Por eso hizo igualmente bien Scalfaro en oponerse a que Amato dimitiera anteayer y dejara a Italia sin Ejecutivo en vísperas de una moción de confianza y de la discusión del nuevo proyecto -ahora de ley- de autoperdón. Es más que probable que el calvario de Amato no haya concluido tras superar la moción: que tenga que defender la ley y que además se vea obligado a permanecer en el banco del Gobierno cuando el Parlamento discuta el levantamiento de la inmunidad parlamentaria de Bettino Craxi, el ex líder socialista, ya aprobada en comisión. Difícilmente puede hacer otra cosa Amato, que ha afirmado reiteradamente que no quiere convocar elecciones sin que haya sido aprobada en el referéndum del 18 de abril la nueva ley electoral, única fórmula para romper el estancamiento de unos votos que, una y otra vez, han requerido Gobiernos de coalición. Luego, harto, ha dicho que dejará la política.

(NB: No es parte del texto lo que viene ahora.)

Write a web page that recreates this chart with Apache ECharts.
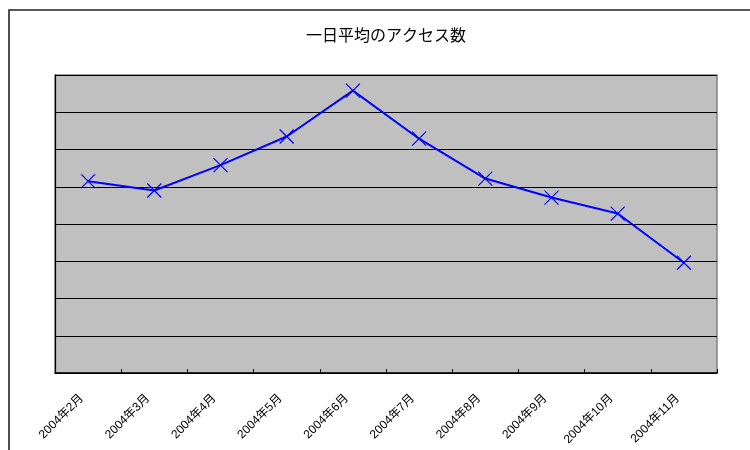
<!DOCTYPE html>
<html>
<head>
<meta charset="utf-8">
<script src="https://cdn.jsdelivr.net/npm/echarts@6/dist/echarts.min.js"></script>
<style>html,body{margin:0;padding:0;background:#fff;}#c{width:750px;height:450px;}</style>
</head>
<body>
<div id="c"></div>
<script>
const titleText = '一日平均のアクセス数';
const months = ['2004年2月','2004年3月','2004年4月','2004年5月','2004年6月','2004年7月','2004年8月','2004年9月','2004年10月','2004年11月'];
const accesses = [515, 490, 558, 635, 758, 629, 522, 471, 428, 296];
const yMin = 0, yMax = 800, yStep = 100;

const FONT = "'Liberation Sans', 'Noto Sans CJK JP', sans-serif";
const chart = echarts.init(document.getElementById('c'), null, {renderer: 'canvas'});
chart.setOption({
  animation: false,
  backgroundColor: '#fff',
  title: {
    text: titleText,
    left: 386,
    top: 29,
    textAlign: 'center',
    padding: 0,
    textStyle: {fontFamily: FONT, fontSize: 16, fontWeight: 'normal', color: '#000'}
  },
  graphic: [{
    type: 'rect', silent: true, z: -1,
    shape: {x: 9, y: 10, width: 800, height: 500},
    style: {fill: 'none', stroke: '#222', lineWidth: 1.6}
  }],
  grid: {
    left: 55, top: 75, width: 662, height: 298,
    show: true, backgroundColor: '#C0C0C0', borderColor: '#808080', borderWidth: 1.5
  },
  xAxis: {
    type: 'category', data: months, boundaryGap: true,
    axisLine: {lineStyle: {color: '#000', width: 1.5}},
    axisTick: {show: true, inside: true, length: 4, alignWithLabel: false, lineStyle: {color: '#000'}},
    axisLabel: {rotate: 45, margin: 17, fontSize: 12, fontFamily: FONT, color: '#000', interval: 0, padding: [0, 9, 0, 0]},
    splitLine: {show: false}
  },
  yAxis: {
    type: 'value', min: yMin, max: yMax, interval: yStep,
    axisLine: {show: true, lineStyle: {color: '#000', width: 1.2}},
    axisTick: {show: true, inside: true, length: 4, lineStyle: {color: '#000'}},
    axisLabel: {show: false},
    splitLine: {show: true, lineStyle: {color: '#000', width: 1}}
  },
  series: [{
    type: 'line', data: accesses,
    lineStyle: {color: '#0000FF', width: 2},
    symbol: 'path://M0,0L10,10M10,0L0,10',
    symbolSize: 14,
    showAllSymbol: true,
    itemStyle: {color: 'none', borderColor: '#0000FF', borderWidth: 1.2},
    emphasis: {disabled: true}
  }]
});
</script>
</body>
</html>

Mientras tanto, la judicatura de Milán sigue adelante con su receta de aplicar sal gorda en las heridas de Italia. Como revulsivo de la opinión pública y como llamamiento y lección morales, la campaña está produciendo los resultados apetecidos. Y trae cada día el goteo de un nuevo señalamiento con el dedo acusador dirigido contra los prohombres que creyeron que para desarrollar Italia y desarrollarse a sí mismos todo valía.